The request:
Print nothing but the lines from the start of the listing below through the line that contains "in range(1994, 2023)]". Do not include the pictures.

Source data:

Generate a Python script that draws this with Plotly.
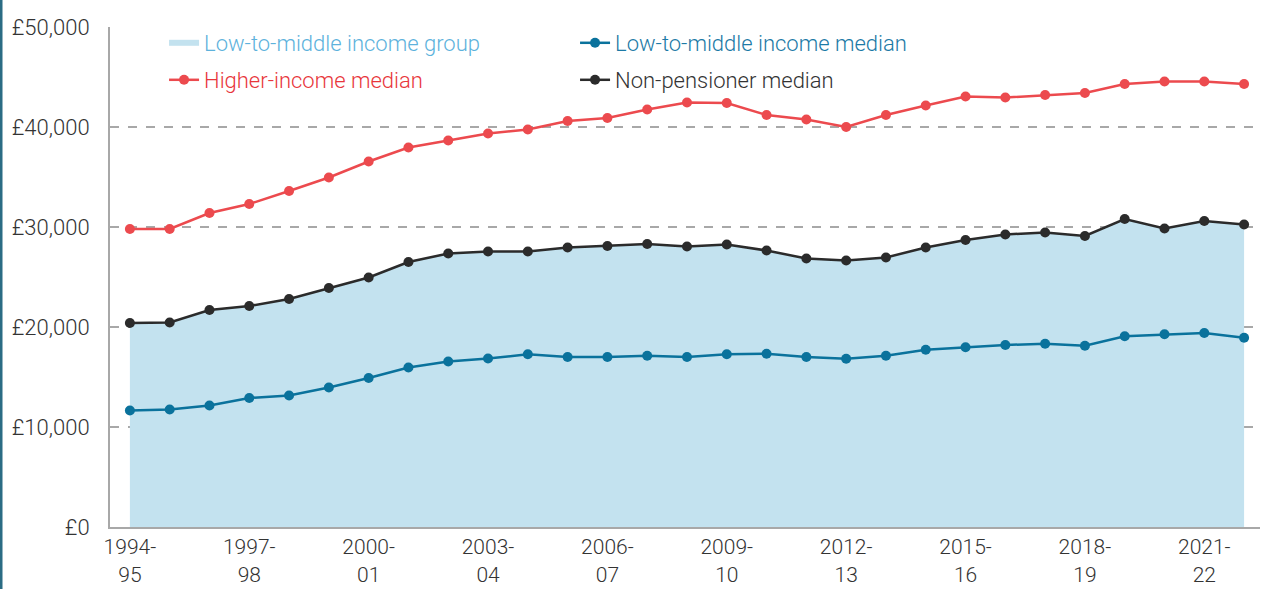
import plotly.graph_objects as go

# Financial years, 1994-95 to 2022-23
years = [f"{y}-{str(y + 1)[-2:]}" for y in range(1994, 2023)]

# Median household income, £ per year
higher_income_median = [
    29800, 29800, 31400, 32300, 33600, 34950, 36550, 37950, 38650, 39350,
    39750, 40600, 40900, 41750, 42450, 42400, 41200, 40750, 40000, 41200,
    42150, 43050, 42950, 43200, 43400, 44300, 44550, 44550, 44300,
]
non_pensioner_median = [
    20400, 20450, 21700, 22100, 22800, 23900, 24950, 26500, 27350, 27550,
    27550, 27950, 28100, 28300, 28050, 28250, 27650, 26850, 26650, 26950,
    27950, 28700, 29250, 29450, 29100, 30800, 29850, 30600, 30250,
]
low_middle_median = [
    11650, 11750, 12150, 12900, 13150, 13950, 14900, 15950, 16550, 16850,
    17270, 17000, 17000, 17130, 17000, 17270, 17330, 17000, 16830, 17130,
    17730, 17970, 18200, 18330, 18130, 19070, 19270, 19400, 18930,
]

tick_years = years[::3]
tick_text = [f"{y[:5]}<br>{y[5:]}" for y in tick_years]
y_ticks = [0, 10000, 20000, 30000, 40000, 50000]
y_text = [f"£{v:,}" for v in y_ticks]

RED = "#ec4a4e"
BLUE = "#0a729c"
BLACK = "#2b2b2b"
FILL = "#c3e2ef"
GRID = "#a8a8a8"
FONT = "Roboto, 'Open Sans', sans-serif"

fig = go.Figure()

# Shaded band: low-to-middle income group, up to the non-pensioner median
fig.add_trace(go.Scatter(
    x=years, y=non_pensioner_median, mode="none", fill="tozeroy",
    fillcolor=FILL, legend="legend",
    name="<span style='color:#5db2dc'>Low-to-middle income group</span>",
))
fig.add_trace(go.Scatter(
    x=years, y=low_middle_median, mode="lines+markers", legend="legend",
    line=dict(color=BLUE, width=2.5), marker=dict(color=BLUE, size=10),
    name="<span style='color:#1c7aa6'>Low-to-middle income median</span>",
))
fig.add_trace(go.Scatter(
    x=years, y=non_pensioner_median, mode="lines+markers", legend="legend2",
    line=dict(color=BLACK, width=2.5), marker=dict(color=BLACK, size=10),
    name="<span style='color:#333333'>Non-pensioner median</span>",
))
fig.add_trace(go.Scatter(
    x=years, y=higher_income_median, mode="lines+markers", legend="legend2",
    line=dict(color=RED, width=2.5), marker=dict(color=RED, size=10),
    name="<span style='color:#e8363b'>Higher-income median</span>",
))

legend_common = dict(
    orientation="h", xanchor="left", yanchor="middle",
    font=dict(family=FONT, size=22, weight=300), bgcolor="rgba(0,0,0,0)",
    entrywidth=366, entrywidthmode="pixels",
    itemclick=False, itemdoubleclick=False,
)

fig.update_layout(
    width=1261, height=589,
    margin=dict(l=110, r=1, t=27, b=62),
    paper_bgcolor="white", plot_bgcolor="white",
    font=dict(family=FONT, size=22, color="#333333", weight=300),
    showlegend=True,
    legend=dict(x=0.047, y=0.968, traceorder="normal", **legend_common),
    legend2=dict(x=0.047, y=0.894, traceorder="reversed", **legend_common),
    hovermode=False,
    xaxis=dict(
        type="category", categoryorder="array", categoryarray=years,
        range=[-0.5, 28.4], tickmode="array", tickvals=tick_years,
        ticktext=tick_text, showgrid=False, zeroline=False,
        showline=True, linecolor=GRID, linewidth=2, automargin=False,
        ticks="", ticklabelstandoff=0, tickangle=0,
        tickfont=dict(size=21),
    ),
    yaxis=dict(
        range=[0, 50000], tickmode="array", tickvals=y_ticks, ticktext=y_text,
        showgrid=True, gridcolor=GRID, griddash="dash", gridwidth=2,
        zeroline=False, showline=True, linecolor=GRID, linewidth=2,
        ticks="", ticklabelstandoff=14, automargin=False,
    ),
    shapes=[dict(
        type="rect", xref="paper", yref="paper",
        x0=-110 / 1150, x1=-107.5 / 1150, y0=-62 / 500, y1=1 + 27 / 500,
        fillcolor="#2b6c84", line=dict(width=0), layer="above",
    )],
)

fig.write_html("out.html")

Solution to the problem:
Generate a Python script that draws this with Plotly.
import plotly.graph_objects as go

# Financial years, 1994-95 to 2022-23
years = [f"{y}-{str(y + 1)[-2:]}" for y in range(1994, 2023)]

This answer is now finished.